● **Source material**:
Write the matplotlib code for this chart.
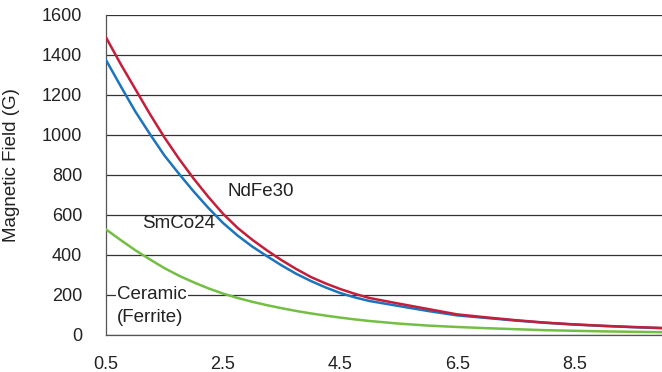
import numpy as np
import matplotlib
matplotlib.use("Agg")
import matplotlib.pyplot as plt

plt.rcParams['font.family'] = ['Liberation Sans', 'DejaVu Sans']

# distance
x = np.array([0.5, 0.75, 1.0, 1.25, 1.5, 1.75, 2.0, 2.25, 2.5, 2.75,
              3.0, 3.25, 3.5, 3.75, 4.0, 4.25, 4.5, 4.75, 5.0,
              5.5, 6.0, 6.5, 7.0, 7.5, 8.0, 8.5, 9.0, 9.5, 10.0])

# NdFe30
ndfe30 = np.array([1488, 1355, 1230, 1105, 987, 880, 781, 690, 606, 535,
                   476, 423, 374, 330, 290, 258, 230, 206, 185,
                   157, 130, 103, 88, 74, 62, 53, 46, 40, 35])
# SmCo24
smco24 = np.array([1375, 1245, 1118, 1005, 897, 805, 717, 635, 560, 497,
                   442, 394, 348, 306, 270, 238, 210, 188, 170,
                   145, 120, 98, 85, 72, 61, 52, 45, 39, 34])
# Ceramic (Ferrite)
ceramic = np.array([528, 475, 424, 378, 334, 296, 263, 233, 207, 185,
                    166, 149, 134, 120, 108, 97, 87, 78, 70,
                    57, 47, 40, 34, 29, 24, 21, 18, 16, 14])

xticks = [0.5, 2.5, 4.5, 6.5, 8.5]
yticks = [0, 200, 400, 600, 800, 1000, 1200, 1400, 1600]

fig = plt.figure(figsize=(6.62, 3.72), dpi=100)
ax = fig.add_axes([0.160, 0.0995, 0.840, 0.8605])

ax.plot(x, ceramic, color='#72bf44', lw=1.8, zorder=3)
ax.plot(x, smco24, color='#1b75bc', lw=1.8, zorder=3)
ax.plot(x, ndfe30, color='#c41e3a', lw=1.8, zorder=4)

ax.set_xlim(0.5, 10)
ax.set_ylim(0, 1600)
ax.set_xticks(xticks)
ax.set_xticklabels([str(t) for t in xticks])
ax.set_yticks(yticks)
ax.tick_params(axis='both', length=0, labelsize=13, colors='#222222')
ax.tick_params(axis='y', pad=17)
ax.tick_params(axis='x', pad=15)

ax.yaxis.grid(True, color='#333333', lw=0.9)
ax.set_axisbelow(True)
for s in ['top', 'right']:
    ax.spines[s].set_visible(False)
ax.spines['left'].set_color('#555555')
ax.spines['bottom'].set_color('#555555')
ax.spines['left'].set_linewidth(0.9)
ax.spines['bottom'].set_linewidth(0.9)

ax.set_ylabel('Magnetic Field (G)', fontsize=13.5, color='#222222')
ax.yaxis.set_label_coords(-0.155, 0.53)

ax.text(2.58, 715, 'NdFe30', fontsize=13.5, va='center', ha='left', color='#222222')
ax.text(1.11, 555, 'SmCo24', fontsize=13.5, va='center', ha='left', color='#222222')
ax.text(0.69, 200, 'Ceramic', fontsize=13.5, va='center', ha='left', color='#222222',
        bbox=dict(facecolor='white', edgecolor='none', pad=1))
ax.text(0.69, 88, '(Ferrite)', fontsize=13.5, va='center', ha='left', color='#222222')

fig.savefig('out.png', dpi=100)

● **Exercise details**: Gather up every line from the listing above in which the word "matplotlib" occurs.

● **Output**:
Write the matplotlib code for this chart.
import matplotlib
matplotlib.use("Agg")
import matplotlib.pyplot as plt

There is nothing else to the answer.